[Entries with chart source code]
- - - - -

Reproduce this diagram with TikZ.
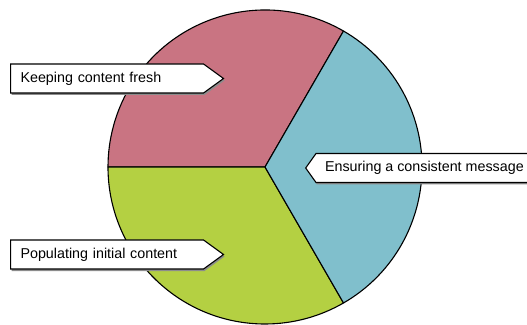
\documentclass[tikz,border=0pt]{standalone}
\usepackage{fontspec}
\setmainfont{Liberation Sans}
\usetikzlibrary{shapes.symbols,shadows}

\definecolor{freshred}{RGB}{201,116,130}
\definecolor{messageblue}{RGB}{128,191,204}
\definecolor{initgreen}{RGB}{180,208,66}

\tikzset{
  slice/.style={draw=black, line width=1.1pt, line join=round},
  callout/.style={shape=signal, draw=black, line width=1.1pt, fill=white,
    font=\fontsize{14.3}{16}\selectfont, minimum height=29pt,
    signal pointer angle=72,
    drop shadow={shadow xshift=1pt, shadow yshift=-2pt, fill=black!45, opacity=1}},
}

\begin{document}
\begin{tikzpicture}[x=1pt,y=1pt]
  \useasboundingbox (0,0) rectangle (527,324);
  \coordinate (c) at (265,157);

  % the three slices
  \filldraw[slice, fill=freshred] (c) -- ++(60:157pt) arc[start angle=60, end angle=180, radius=157pt] -- cycle;
  \filldraw[slice, fill=initgreen] (c) -- ++(180:157pt) arc[start angle=180, end angle=300, radius=157pt] -- cycle;
  \filldraw[slice, fill=messageblue] (c) -- ++(300:157pt) arc[start angle=300, end angle=420, radius=157pt] -- cycle;

  % labels
  \node[callout, signal to=east, text width=173pt, align=left, inner xsep=10pt, anchor=west]
    (fresh) at (10,245.5) {Keeping content fresh};
  \node[callout, signal to=west, signal pointer angle=109, inner xsep=9pt, anchor=west]
    (message) at (305,156) {Ensuring a consistent message\hspace{10pt}};
  \node[callout, signal to=east, text width=173pt, align=left, inner xsep=10pt, anchor=west]
    (initial) at (10,69.5) {Populating initial content};
\end{tikzpicture}
\end{document}
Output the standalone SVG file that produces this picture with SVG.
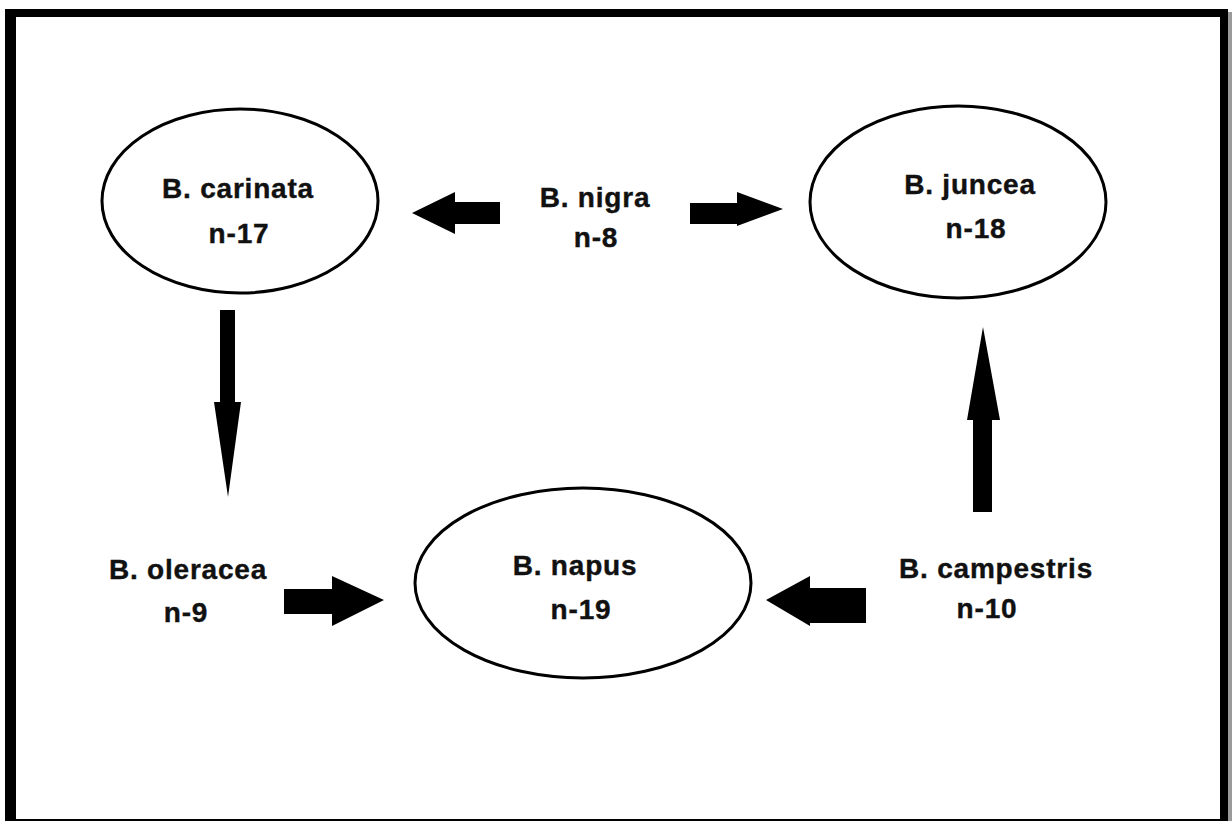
<svg xmlns="http://www.w3.org/2000/svg" width="1232" height="821" viewBox="0 0 1232 821">
<style>
.node ellipse{fill:#fff;stroke:#000;stroke-width:3}
text{font-family:"Liberation Sans",Arial,sans-serif;font-weight:bold;font-size:28px;letter-spacing:0.8px;fill:#111;stroke:#111;stroke-width:0.4;text-anchor:middle}
.conn path{fill:#000;stroke:none}
</style>
<rect x="0" y="0" width="1232" height="821" fill="#fff"/>
<g id="frame">
<rect x="1228" y="12" width="4" height="809" fill="#9a9a9a"/>
<path d="M5,9H1228V821H5Z M16,17V819H1220V17Z" fill="#000" fill-rule="evenodd"/>
</g>
<g id="carinata" class="node">
<ellipse cx="240" cy="201" rx="138" ry="92"/>
<text x="238" y="198">B. carinata</text>
<text x="239" y="243">n-17</text>
</g>
<g id="juncea" class="node">
<ellipse cx="958" cy="202" rx="148" ry="96"/>
<text x="970" y="194">B. juncea</text>
<text x="976" y="238">n-18</text>
</g>
<g id="napus" class="node">
<ellipse cx="583" cy="583" rx="168" ry="95"/>
<text x="575" y="575">B. napus</text>
<text x="581" y="619">n-19</text>
</g>
<g id="nigra">
<text x="595" y="207">B. nigra</text>
<text x="596" y="247">n-8</text>
</g>
<g id="oleracea">
<text x="188" y="579">B. oleracea</text>
<text x="186" y="622">n-9</text>
</g>
<g id="campestris">
<text x="996" y="578">B. campestris</text>
<text x="987" y="618">n-10</text>
</g>
<g id="connectors" class="conn">
<path d="M500,202V224H455V234L412,213L455,192V202Z"/>
<path d="M690,203H737V192L783,209L737,226V224H690Z"/>
<path d="M220,310H235V402H241L228,497L214,402H220Z"/>
<path d="M973,512V420H967L983,327L1000,420H992V512Z"/>
<path d="M284,589H332V576L384,600L332,626V614H284Z"/>
<path d="M866,588V623H810V626L766,600L810,576V588Z"/>
</g>
</svg>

- - - - -

Copy the records exactly as they appear, excluding images.

→ RESULT FOR THIS EXERCISE:
Reproduce this diagram with TikZ.
\documentclass[tikz,border=0pt]{standalone}
\usepackage{fontspec}
\setmainfont{Liberation Sans}
\usetikzlibrary{shapes.symbols,shadows}

\definecolor{freshred}{RGB}{201,116,130}
\definecolor{messageblue}{RGB}{128,191,204}
\definecolor{initgreen}{RGB}{180,208,66}

\tikzset{
  slice/.style={draw=black, line width=1.1pt, line join=round},
  callout/.style={shape=signal, draw=black, line width=1.1pt, fill=white,
    font=\fontsize{14.3}{16}\selectfont, minimum height=29pt,
    signal pointer angle=72,
    drop shadow={shadow xshift=1pt, shadow yshift=-2pt, fill=black!45, opacity=1}},
}

\begin{document}
\begin{tikzpicture}[x=1pt,y=1pt]
  \useasboundingbox (0,0) rectangle (527,324);
  \coordinate (c) at (265,157);

  % the three slices
  \filldraw[slice, fill=freshred] (c) -- ++(60:157pt) arc[start angle=60, end angle=180, radius=157pt] -- cycle;
  \filldraw[slice, fill=initgreen] (c) -- ++(180:157pt) arc[start angle=180, end angle=300, radius=157pt] -- cycle;
  \filldraw[slice, fill=messageblue] (c) -- ++(300:157pt) arc[start angle=300, end angle=420, radius=157pt] -- cycle;

  % labels
  \node[callout, signal to=east, text width=173pt, align=left, inner xsep=10pt, anchor=west]
    (fresh) at (10,245.5) {Keeping content fresh};
  \node[callout, signal to=west, signal pointer angle=109, inner xsep=9pt, anchor=west]
    (message) at (305,156) {Ensuring a consistent message\hspace{10pt}};
  \node[callout, signal to=east, text width=173pt, align=left, inner xsep=10pt, anchor=west]
    (initial) at (10,69.5) {Populating initial content};
\end{tikzpicture}
\end{document}
Output the standalone SVG file that produces this picture with SVG.
<svg xmlns="http://www.w3.org/2000/svg" width="1232" height="821" viewBox="0 0 1232 821">
<style>
.node ellipse{fill:#fff;stroke:#000;stroke-width:3}
text{font-family:"Liberation Sans",Arial,sans-serif;font-weight:bold;font-size:28px;letter-spacing:0.8px;fill:#111;stroke:#111;stroke-width:0.4;text-anchor:middle}
.conn path{fill:#000;stroke:none}
</style>
<rect x="0" y="0" width="1232" height="821" fill="#fff"/>
<g id="frame">
<rect x="1228" y="12" width="4" height="809" fill="#9a9a9a"/>
<path d="M5,9H1228V821H5Z M16,17V819H1220V17Z" fill="#000" fill-rule="evenodd"/>
</g>
<g id="carinata" class="node">
<ellipse cx="240" cy="201" rx="138" ry="92"/>
<text x="238" y="198">B. carinata</text>
<text x="239" y="243">n-17</text>
</g>
<g id="juncea" class="node">
<ellipse cx="958" cy="202" rx="148" ry="96"/>
<text x="970" y="194">B. juncea</text>
<text x="976" y="238">n-18</text>
</g>
<g id="napus" class="node">
<ellipse cx="583" cy="583" rx="168" ry="95"/>
<text x="575" y="575">B. napus</text>
<text x="581" y="619">n-19</text>
</g>
<g id="nigra">
<text x="595" y="207">B. nigra</text>
<text x="596" y="247">n-8</text>
</g>
<g id="oleracea">
<text x="188" y="579">B. oleracea</text>
<text x="186" y="622">n-9</text>
</g>
<g id="campestris">
<text x="996" y="578">B. campestris</text>
<text x="987" y="618">n-10</text>
</g>
<g id="connectors" class="conn">
<path d="M500,202V224H455V234L412,213L455,192V202Z"/>
<path d="M690,203H737V192L783,209L737,226V224H690Z"/>
<path d="M220,310H235V402H241L228,497L214,402H220Z"/>
<path d="M973,512V420H967L983,327L1000,420H992V512Z"/>
<path d="M284,589H332V576L384,600L332,626V614H284Z"/>
<path d="M866,588V623H810V626L766,600L810,576V588Z"/>
</g>
</svg>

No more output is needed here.